THE INPUT:
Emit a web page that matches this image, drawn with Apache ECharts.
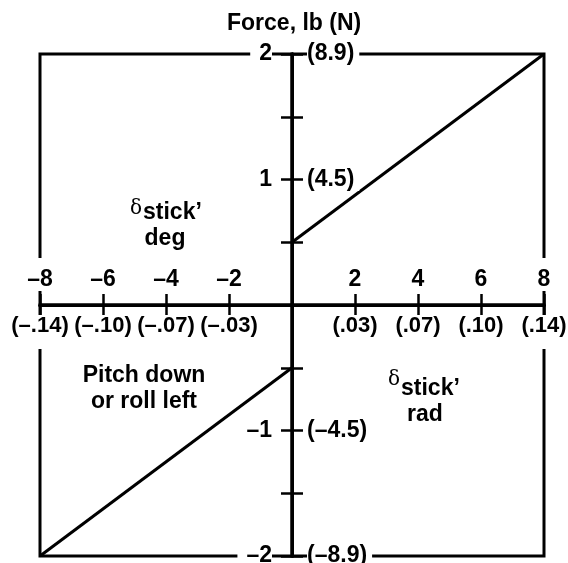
<!DOCTYPE html>
<html>
<head>
<meta charset="utf-8">
<script src="https://cdn.jsdelivr.net/npm/echarts@6/dist/echarts.min.js"></script>
<style>
  html, body { margin: 0; padding: 0; background: #fff; }
  #main { width: 568px; height: 563px; }
</style>
</head>
<body>
<div id="main"></div>
<script>
// stick deflection, deg (labels above the axis) and rad (labels below)
var degTicks = [-8, -6, -4, -2, 2, 4, 6, 8];
var degLabels = ['\u20138', '\u20136', '\u20134', '\u20132', '2', '4', '6', '8'];
var radLabels = ['(\u2013.14)', '(\u2013.10)', '(\u2013.07)', '(\u2013.03)', '(.03)', '(.07)', '(.10)', '(.14)'];

// force, lb (labels left of the axis) and N (labels right of it)
var forceTicks = [-2, -1.5, -1, -0.5, 0.5, 1, 1.5, 2];
var forceLabelValues = [-2, -1, 1, 2];
var forceLbLabels = ['\u20132', '\u20131', '1', '2'];
var forceNLabels = ['(\u20138.9)', '(\u20134.5)', '(4.5)', '(8.9)'];

// gradient lines, [deg, lb]
var pushLine = [[0, 0.5], [8, 2]];
var pullLine = [[-8, -2], [0, -0.5]];

var FONT = 'Liberation Sans';
var FS = 23;
var black = '#000';

function lookup(values, labels) {
    return function (v) {
        for (var i = 0; i < values.length; i++) {
            if (Math.abs(values[i] - v) < 1e-6) return labels[i];
        }
        return '';
    };
}
function pos(arr) { return arr.filter(function (v) { return v > 0; }); }
function neg(arr) { return arr.filter(function (v) { return v < 0; }); }

// one quadrant per grid, so every axis sits on the centre cross
var L = 40, T = 54, W = 252, H = 251;
var quads = [
    { left: L, top: T },         // top left
    { left: L + W, top: T },     // top right
    { left: L, top: T + H },     // bottom left
    { left: L + W, top: T + H }  // bottom right
];

function labelStyle(extra) {
    return Object.assign({
        inside: true,
        hideOverlap: false,
        color: black,
        fontFamily: FONT,
        fontWeight: 'bold',
        fontSize: FS,
        backgroundColor: '#fff'
    }, extra);
}

function xAx(grid, min, max, position, vals, labels, margin, padding, fs) {
    return {
        type: 'value', gridIndex: grid, position: position, min: min, max: max, interval: 2, z: 5,
        axisLine: { onZero: false, lineStyle: { color: black, width: 3 } },
        axisTick: { show: true, inside: true, length: 11, lineStyle: { color: black, width: 2.5 }, customValues: vals },
        axisLabel: labelStyle({
            margin: margin, padding: padding, fontSize: fs,
            showMinLabel: true, showMaxLabel: true,
            customValues: vals, formatter: lookup(degTicks, labels)
        }),
        splitLine: { show: false }
    };
}
function yAx(grid, min, max, position, vals, labels, margin, padding) {
    return {
        type: 'value', gridIndex: grid, position: position, min: min, max: max, interval: 0.5, z: 5,
        axisLine: { onZero: false, lineStyle: { color: black, width: 3 } },
        axisTick: { show: true, inside: true, length: 11, lineStyle: { color: black, width: 2.5 }, customValues: vals.ticks },
        axisLabel: labelStyle({
            margin: margin, padding: padding,
            showMinLabel: true, showMaxLabel: true,
            customValues: vals.labels, formatter: lookup(forceLabelValues, labels)
        }),
        splitLine: { show: false }
    };
}

var upper = { ticks: pos(forceTicks), labels: pos(forceLabelValues) };
var lower = { ticks: neg(forceTicks), labels: neg(forceLabelValues) };

var myChart = echarts.init(document.getElementById('main'));
myChart.setOption({
    animation: false,
    title: {
        text: 'Force, lb (N)',
        left: 222,
        top: 7,
        textStyle: { fontFamily: FONT, fontWeight: 'bold', fontSize: FS, color: black }
    },
    grid: quads.map(function (q) {
        return {
            left: q.left, top: q.top, width: W, height: H,
            outerBoundsMode: 'none',
            show: true, borderColor: black, borderWidth: 3
        };
    }),
    xAxis: [
        xAx(0, -8, 0, 'bottom', neg(degTicks), degLabels, 14, [10, 2, 0, 2], FS),
        xAx(1, 0, 8, 'bottom', pos(degTicks), degLabels, 14, [10, 2, 0, 2], FS),
        xAx(2, -8, 0, 'top', neg(degTicks), radLabels, 10, [0, 0, 12, 0], 22),
        xAx(3, 0, 8, 'top', pos(degTicks), radLabels, 10, [0, 0, 12, 0], 22)
    ],
    yAxis: [
        yAx(0, 0, 2, 'right', upper, forceLbLabels, 20, [0, 0, 0, 9]),
        yAx(1, 0, 2, 'left', upper, forceNLabels, 15, [0, 5, 0, 0]),
        yAx(2, -2, 0, 'right', lower, forceLbLabels, 20, [0, 0, 6, 9]),
        yAx(3, -2, 0, 'left', lower, forceNLabels, 15, [0, 5, 6, 0])
    ],
    series: [{
        type: 'line', xAxisIndex: 1, yAxisIndex: 1, data: pushLine,
        symbol: 'none', silent: true, clip: false, z: 3,
        lineStyle: { color: black, width: 3 }
    }, {
        type: 'line', xAxisIndex: 2, yAxisIndex: 2, data: pullLine,
        symbol: 'none', silent: true, clip: false, z: 3,
        lineStyle: { color: black, width: 3 }
    }],
    graphic: [
        // delta stick, deg
        { type: 'text', x: 130, y: 209, style: { text: '\u03b4', fontFamily: 'DejaVu Serif', fontSize: 20, fill: black, verticalAlign: 'middle' } },
        { type: 'text', x: 143, y: 213, style: { text: 'stick\u2019', fontFamily: FONT, fontWeight: 'bold', fontSize: FS, fill: black, verticalAlign: 'middle' } },
        { type: 'text', x: 165, y: 239, style: { text: 'deg', fontFamily: FONT, fontWeight: 'bold', fontSize: FS, fill: black, align: 'center', verticalAlign: 'middle' } },
        // pitch down
        { type: 'text', x: 144, y: 376, style: { text: 'Pitch down', fontFamily: FONT, fontWeight: 'bold', fontSize: FS, fill: black, align: 'center', verticalAlign: 'middle' } },
        { type: 'text', x: 144, y: 402, style: { text: 'or roll left', fontFamily: FONT, fontWeight: 'bold', fontSize: FS, fill: black, align: 'center', verticalAlign: 'middle' } },
        // delta stick, rad
        { type: 'text', x: 388, y: 380, style: { text: '\u03b4', fontFamily: 'DejaVu Serif', fontSize: 20, fill: black, verticalAlign: 'middle' } },
        { type: 'text', x: 401, y: 389, style: { text: 'stick\u2019', fontFamily: FONT, fontWeight: 'bold', fontSize: FS, fill: black, verticalAlign: 'middle' } },
        { type: 'text', x: 425, y: 415, style: { text: 'rad', fontFamily: FONT, fontWeight: 'bold', fontSize: FS, fill: black, align: 'center', verticalAlign: 'middle' } }
    ]
});
</script>
</body>
</html>
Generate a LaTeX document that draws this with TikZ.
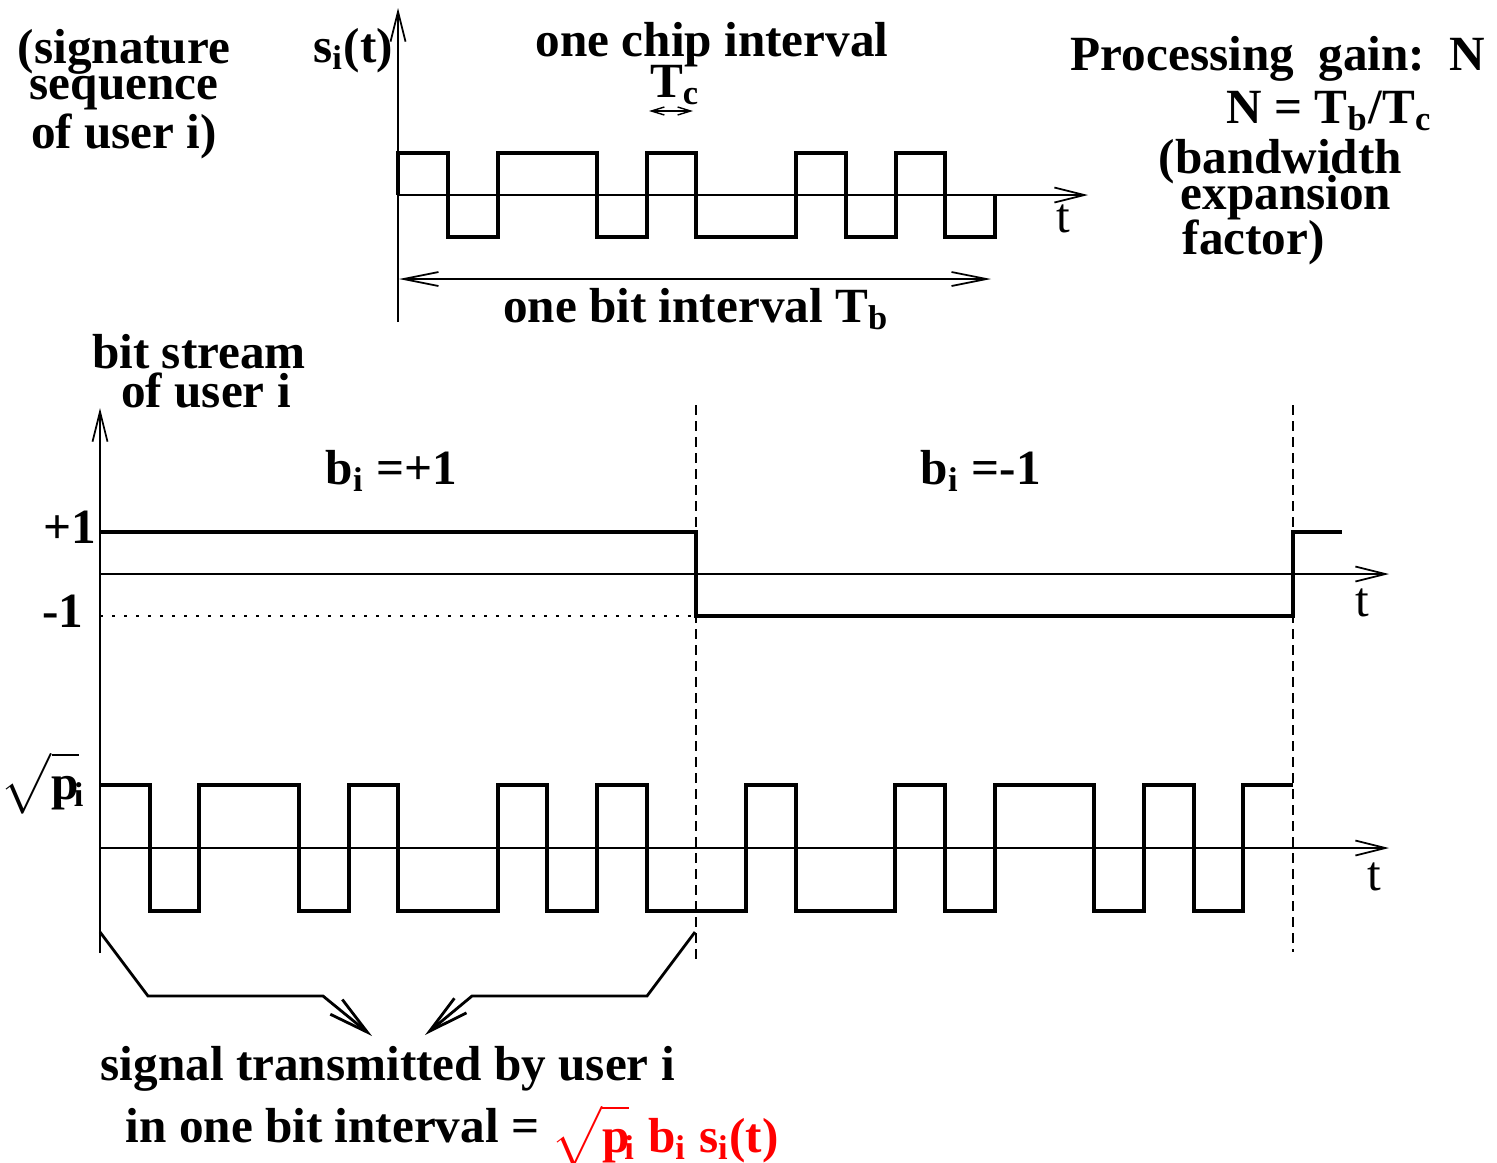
\documentclass[tikz,border=0pt]{standalone}
\usepackage{amsmath}
\usepackage{fontspec}
\setmainfont{Liberation Serif}
\usetikzlibrary{arrows.meta}
\newcommand{\idx}[1]{$_{\text{#1}}$}
\newcommand{\rootp}{$\sqrt{\vphantom{(}\text{p}}$}
\setlength{\lineskiplimit}{-100pt}

\begin{document}
\begin{tikzpicture}[
    x=0.1mm, y=-0.1mm,
    every node/.style={font=\bfseries\fontsize{14}{11.5}\selectfont, inner sep=0pt},
    axis/.style={line width=0.5pt, -{Straight Barb[length=3mm,width=1.5mm]}},
    signal/.style={line width=1.15pt},
    bound/.style={line width=0.55pt, dash pattern=on 1mm off 0.6mm},
    brace/.style={line width=0.8pt, -{Straight Barb[length=4mm,width=1.9mm]}},
    tlabel/.style={font=\mdseries\fontsize{14}{11.5}\selectfont}
]
\useasboundingbox (0,0) rectangle (1497,1162);

% signature sequence s_i(t)
\draw[axis] (398,322) -- (398,8);
\draw[axis] (398,195) -- (1088,195);
\draw[signal] (398,195) |- (448,153) |- (498,237) |- (597,153) |- (647,237)
    |- (696,153) |- (796,237) |- (846,153) |- (896,237) |- (945,153)
    |- (995,237) -- (995,195);
\draw[line width=0.4pt, {Straight Barb[length=1.3mm,width=0.8mm]}-{Straight Barb[length=1.3mm,width=0.8mm]}]
    (649,111) -- (693,111);
\draw[line width=0.5pt, {Straight Barb[length=3.5mm,width=1.4mm]}-{Straight Barb[length=3.5mm,width=1.4mm]}]
    (399,279) -- (991,279);

\node[anchor=base] (siglabel) at (353,62) {s\idx{i}(t)};
\node[anchor=base] (chiplabel) at (712,56) {one chip interval};
\node[anchor=base] (tclabel) at (675,97) {T\idx{c}};
\node[tlabel, anchor=base] (ttop) at (1063,232) {t};
\node[anchor=base] (bitlabel) at (696,322) {one bit interval T\idx{b}};
\node[anchor=base, align=center] (sigseq) at (124,148)
    {(signature\\[-0.4mm]sequence\\[0.8mm]of user i)};

% processing gain
\node[anchor=base west] (gain) at (1070,70) {Processing\ \ gain:\ \ N};
\node[anchor=base west] (ratio) at (1226,123) {N = T\idx{b}/T\idx{c}};
\node[anchor=base west, align=left] (bandw) at (1158,254)
    {(bandwidth\\[-0.4mm]\hspace*{2.2mm}expansion\\[0.4mm]\hspace*{2.4mm}factor)};

% bit stream b_i
\node[anchor=base, align=center] (stream) at (199,407) {bit stream\\[-0.2mm]\hspace*{1.4mm}of user i};
\draw[axis] (100,953) -- (100,408);
\draw[axis] (100,574) -- (1389,574);
\draw[line width=0.5pt, dash pattern=on 0.3mm off 0.9mm] (100,616) -- (696,616);
\draw[signal] (100,532) -- (696,532) |- (1293,616) |- (1342,532);
\node[anchor=base] (plusone) at (70,543) {+1};
\node[anchor=base] (minusone) at (63,627) {-1};
\node[tlabel, anchor=base] (tmid) at (1362,616) {t};
\node[anchor=base west] (bplus) at (325,484) {b\idx{i} =+1};
\node[anchor=base west] (bminus) at (920,484) {b\idx{i} =-1};

% bit boundaries
\draw[bound] (696,405) -- (696,960);
\draw[bound] (1293,405) -- (1293,952);

% transmitted signal
\draw[axis] (100,848) -- (1389,848);
\draw[signal] (100,785) -- (150,785) |- (199,911) |- (299,785) |- (349,911)
    |- (398,785) |- (498,911) |- (547,785) |- (597,911) |- (647,785)
    |- (746,911) |- (796,785) |- (895,911) |- (945,785) |- (995,911)
    |- (1094,785) |- (1144,911) |- (1194,785) |- (1243,911) |- (1293,785);
\node[anchor=base east] (amp) at (86,799) {\rootp\kern-0.5mm\idx{i}};
\node[tlabel, anchor=base] (tbot) at (1374,890) {t};

% one bit interval
\coordinate (bitbeg) at (100,932);
\coordinate (bitend) at (695,932);
\node[anchor=base west] (sent) at (100,1080) {signal transmitted by user i};
\node[anchor=base west] (formula) at (125,1142)
    {in one bit interval = {\color{red}\raisebox{-1mm}{\rootp\kern-0.5mm\idx{i} b\idx{i} s\idx{i}(t)}}};
\draw[brace] (bitbeg) -- (148,996) -- (323,996) -- (372,1036);
\draw[brace] (bitend) -- (647,996) -- (472,996) -- (425,1035);

\end{tikzpicture}
\end{document}
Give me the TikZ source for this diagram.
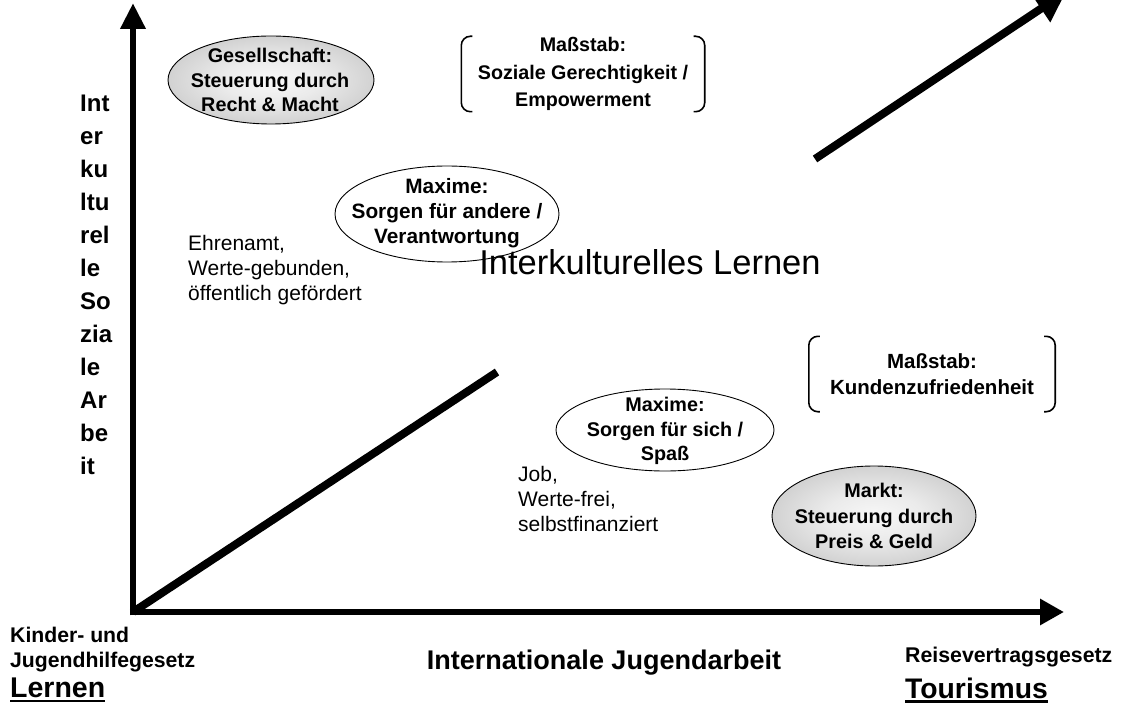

THE EXERCISE: Please repeat exactly the data above from its first line to the line that contains "['(\u20138.9)', '(\u20134.5)', '(4.5)', '(8.9)'];", inclusive, and leave every picture out.

ANSWER TO THE PROBLEM:
Emit a web page that matches this image, drawn with Apache ECharts.
<!DOCTYPE html>
<html>
<head>
<meta charset="utf-8">
<script src="https://cdn.jsdelivr.net/npm/echarts@6/dist/echarts.min.js"></script>
<style>
  html, body { margin: 0; padding: 0; background: #fff; }
  #main { width: 568px; height: 563px; }
</style>
</head>
<body>
<div id="main"></div>
<script>
// stick deflection, deg (labels above the axis) and rad (labels below)
var degTicks = [-8, -6, -4, -2, 2, 4, 6, 8];
var degLabels = ['\u20138', '\u20136', '\u20134', '\u20132', '2', '4', '6', '8'];
var radLabels = ['(\u2013.14)', '(\u2013.10)', '(\u2013.07)', '(\u2013.03)', '(.03)', '(.07)', '(.10)', '(.14)'];

// force, lb (labels left of the axis) and N (labels right of it)
var forceTicks = [-2, -1.5, -1, -0.5, 0.5, 1, 1.5, 2];
var forceLabelValues = [-2, -1, 1, 2];
var forceLbLabels = ['\u20132', '\u20131', '1', '2'];
var forceNLabels = ['(\u20138.9)', '(\u20134.5)', '(4.5)', '(8.9)'];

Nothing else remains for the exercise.